Vayamos, pues, a lo esencial: aglutinar a una mayoría social en un programa político común, abierto, realista, abarcador de la diferencia. Si el programa y el método resultan acertados, no es imposible que un amplio espectro ideológico pueda apoyarlo. No conviene alejar a nadie de ese apoyo por insistir en cuestiones secundarias.

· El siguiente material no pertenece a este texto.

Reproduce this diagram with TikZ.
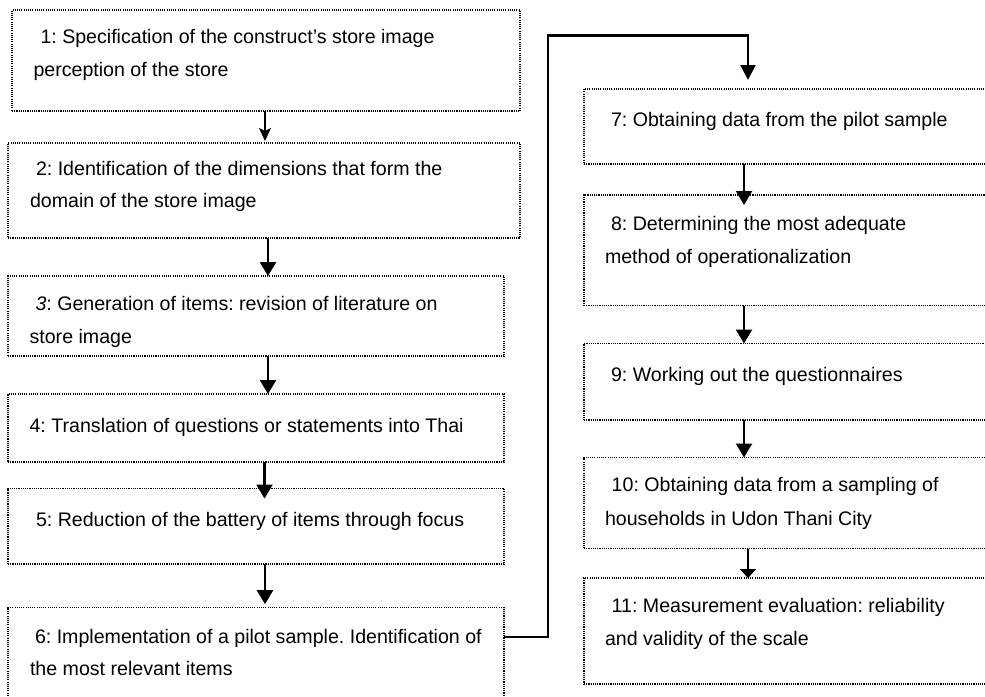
\documentclass[tikz,border=0pt]{standalone}
\usepackage{fontspec}
\setmainfont{Liberation Sans}
\usetikzlibrary{arrows.meta}
\begin{document}
\frenchspacing
\begin{tikzpicture}[x=1pt,y=-1pt,
  stepbox/.style={draw=black, line width=1.2pt, dash pattern=on 1.1pt off 1.1pt, inner sep=0pt, outer sep=0pt, anchor=north west},
  txt/.style={anchor=base west, inner sep=0pt, outer sep=0pt, font=\fontsize{19.6}{23}\selectfont},
  arr/.style={line width=2.2pt, -{Triangle[width=16pt,length=14pt]}},
  smallarr/.style={line width=1.5pt, -{Stealth[width=12pt,length=13pt,inset=3pt]}},
  shortarr/.style={line width=2.2pt, -{Triangle[width=16pt,length=9pt]}},
  longarr/.style={line width=2.6pt, -{Triangle[width=15pt,length=15pt]}},
]
\useasboundingbox (0,0) rectangle (985,696);
\clip (0,0) rectangle (985,696);
\fill[white] (0,0) rectangle (985,696);

% left column boxes
\node[stepbox, minimum width=508pt, minimum height=101pt] (b1) at (12,10) {};
\node[stepbox, minimum width=512pt, minimum height=95pt] (b2) at (8,143) {};
\node[stepbox, minimum width=496pt, minimum height=80pt] (b3) at (8,276) {};
\node[stepbox, minimum width=496pt, minimum height=68pt] (b4) at (8,394) {};
\node[stepbox, minimum width=496pt, minimum height=75.5pt] (b5) at (8,488.5) {};
\node[stepbox, minimum width=496pt, minimum height=120pt] (b6) at (8,607.7) {};

% right column boxes
\node[stepbox, minimum width=420pt, minimum height=75pt] (b7) at (584,89) {};
\node[stepbox, minimum width=420pt, minimum height=110.5pt] (b8) at (584,195) {};
\node[stepbox, minimum width=420pt, minimum height=76.5pt] (b9) at (584,343.5) {};
\node[stepbox, minimum width=420pt, minimum height=91pt] (b10) at (584,457.5) {};
\node[stepbox, minimum width=420pt, minimum height=106pt] (b11) at (584,578) {};

% texts
\node[txt] (t1a) at (40.5,43.3) {1: Specification of the construct’s store image};
\node[txt] (t1b) at (33.5,76.7) {perception of the store};
\node[txt] (t2a) at (36,175) {2: Identification of the dimensions that form the};
\node[txt] (t2b) at (30,207) {domain of the store image};
\node[txt] (t3a) at (35.5,310) {\textit{3}: Generation of items: revision of literature on};
\node[txt] (t3b) at (29.6,343.3) {store image};
\node[txt] (t4) at (29.6,432.5) {4: Translation of questions or statements into Thai};
\node[txt] (t5) at (36,526) {5: Reduction of the battery of items through focus};
\node[txt] (t6a) at (35,643.3) {6: Implementation of a pilot sample. Identification of};
\node[txt] (t6b) at (30,675) {the most relevant items};
\node[txt] (t7) at (611,126.7) {7: Obtaining data from the pilot sample};
\node[txt] (t8a) at (611,230) {8: Determining the most adequate};
\node[txt] (t8b) at (605,263) {method of operationalization};
\node[txt] (t9) at (611,381) {9: Working out the questionnaires};
\node[txt] (t10a) at (611.7,491.7) {10: Obtaining data from a sampling of};
\node[txt] (t10b) at (605,525) {households in Udon Thani City};
\node[txt] (t11a) at (611.7,612.7) {11: Measurement evaluation: reliability};
\node[txt] (t11b) at (605,645) {and validity of the scale};

% arrows, left column
\draw[smallarr] ([xshift=253pt]b1.south west) -- ([xshift=257pt,yshift=2pt]b2.north west);
\draw[arr] ([xshift=260pt]b2.south west) -- ([xshift=260pt]b3.north west);
\draw[arr] ([xshift=260pt]b3.south west) -- ([xshift=260pt]b4.north west);
\draw[arr] ([xshift=256.5pt]b4.south west) -- ([xshift=256.5pt,yshift=-10pt]b5.north west);
\draw[arr] ([xshift=257pt]b5.south west) -- ([xshift=257pt,yshift=3.5pt]b6.north west);

% connector 6 -> 7
\draw[longarr] ([yshift=-29.3pt]b6.north east) -- ++(44,0) |- ([xshift=164pt,yshift=53.3pt]b7.north west) -- ([xshift=164pt,yshift=9pt]b7.north west);

% arrows, right column
\draw[arr] ([xshift=160pt]b7.south west) -- ([xshift=160pt,yshift=-10pt]b8.north west);
\draw[arr] ([xshift=160pt]b8.south west) -- ([xshift=160pt]b9.north west);
\draw[arr] ([xshift=160pt]b9.south west) -- ([xshift=160pt]b10.north west);
\draw[shortarr] ([xshift=164pt]b10.south west) -- ([xshift=164pt]b11.north west);
\end{tikzpicture}
\end{document}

Elaboremos un proyecto de reforma de la Constitución, donde quede fijada la garantía para los derechos humanos (salud, educación, servicios sociales, renta básica, pensiones, vivienda), donde se garantice el recurso a la consulta pública mediante referéndum de todo lo importante, donde se cambien los fundamentos de la ley electoral (el distrito provincial), donde se combata la corrupción, donde se proteja el uso y la titularidad de los bienes públicos, donde la orden de cuidar la naturaleza preserve la vida de las generaciones jóvenes y futuras, donde se ejecute el aconfecionalismo, donde se decida la forma de Estado. Y si la población decidiese Monarquía, tengamos a punto una propuesta para perfilar sus poderes, que no sólo no son los de una Monarquía absoluta, sino tampoco los de la Monarquía de la Transición. Aquí podemos precisar, ¿por qué no?, que la sucesión sea refrendada siempre por el pueblo, no por el Parlamento. Es lo lógico.

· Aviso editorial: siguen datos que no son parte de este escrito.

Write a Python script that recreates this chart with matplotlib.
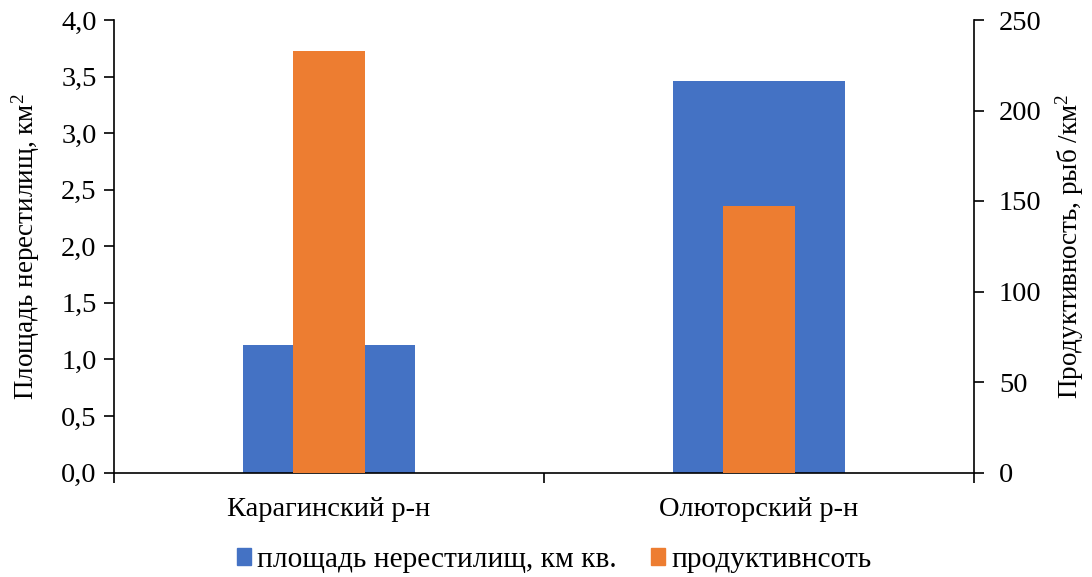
import matplotlib
matplotlib.use("Agg")
import matplotlib.pyplot as plt
from matplotlib.ticker import FuncFormatter, FixedLocator
from matplotlib.patches import Patch

plt.rcParams['font.family'] = ['Liberation Serif', 'DejaVu Serif']
plt.rcParams['mathtext.fontset'] = 'custom'
plt.rcParams['mathtext.rm'] = 'Liberation Serif'
plt.rcParams['mathtext.it'] = 'Liberation Serif'

# Data
regions = ["Карагинский р-н", "Олюторский р-н"]
area_km2 = [1.13, 3.46]          # площадь нерестилищ, км кв.
productivity = [233, 147]        # продуктивность, рыб/км²
series_names = ["площадь нерестилищ, км кв.", "продуктивнсоть"]

blue = "#4472C4"
orange = "#ED7D31"
fs = 20.5
fs_legend = 21.2
fs_label = 19.5

fig = plt.figure(figsize=(10.92, 5.77), dpi=100)
ax = fig.add_axes([114/1092, 1 - 472.5/577, (974 - 114)/1092, (472.5 - 20)/577])
ax2 = ax.twinx()

x = list(range(len(regions)))
ax.bar(x, area_km2, width=0.398, color=blue, zorder=2)
ax2.bar(x, productivity, width=0.167, color=orange, zorder=3)

ax.set_xlim(-0.5, 1.5)
ax.set_ylim(0, 4.0)
ax2.set_ylim(0, 250)

ax.set_yticks([i * 0.5 for i in range(9)])
ax.yaxis.set_major_formatter(FuncFormatter(lambda v, p: f"{v:.1f}".replace(".", ",")))
ax2.set_yticks(range(0, 251, 50))

ax.set_xticks(x)
ax.set_xticklabels(regions)
ax.xaxis.set_minor_locator(FixedLocator([-0.5, 0.5, 1.5]))
ax.tick_params(axis='x', which='major', length=0, pad=18, labelsize=fs)
ax.tick_params(axis='x', which='minor', length=7, width=1.2, direction='out')
ax.tick_params(axis='y', length=7, width=1.2, labelsize=fs, pad=5.5)
ax2.tick_params(axis='y', length=7, width=1.2, labelsize=fs, pad=11)

for a in (ax, ax2):
    a.spines['top'].set_visible(False)
    for s in ('left', 'right', 'bottom'):
        a.spines[s].set_linewidth(1.2)
ax.spines['right'].set_visible(False)
ax2.spines['left'].set_visible(False)
ax2.spines['bottom'].set_visible(False)

ax.set_ylabel("Площадь нерестилищ, км$^2$", fontsize=fs_label)
ax2.set_ylabel("Продуктивность, рыб /км$^2$", fontsize=fs_label)
ax.yaxis.set_label_coords(-0.084, 0.5)
ax2.yaxis.set_label_coords(1.092, 0.5)

handles = [Patch(color=blue), Patch(color=orange)]
fig.legend(handles, series_names, loc='center', bbox_to_anchor=(554/1092, 1 - 560/577),
           ncol=2, frameon=False, fontsize=fs_legend, handlelength=0.5, handleheight=0.5,
           handletextpad=0.2, columnspacing=1.15)

fig.savefig("out.png", dpi=100)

No conviene, sin embargo, distraerse de lo principal y perder el tiempo en asuntos identitarios con cada vez más limitada influencia en la vida real, además de no formar parte de las preocupaciones de la gente, como reiteran las encuestas. El problema no es Felipe VI, sino el Partido Popular o, si queréis por seguir personalizándolo, Rajoy. Ese problema se llama recortes sociales, recortes de las libertades, retroceso cultural, decadencia en suma. Hacia ahí es hacia donde debe dirigirse el combate. Creo que hemos caído en una trampa importante con esto de las banderas y de la Monarquía. Veremos en las próximas encuestas si ya lo ha rentabilizado el enemigo.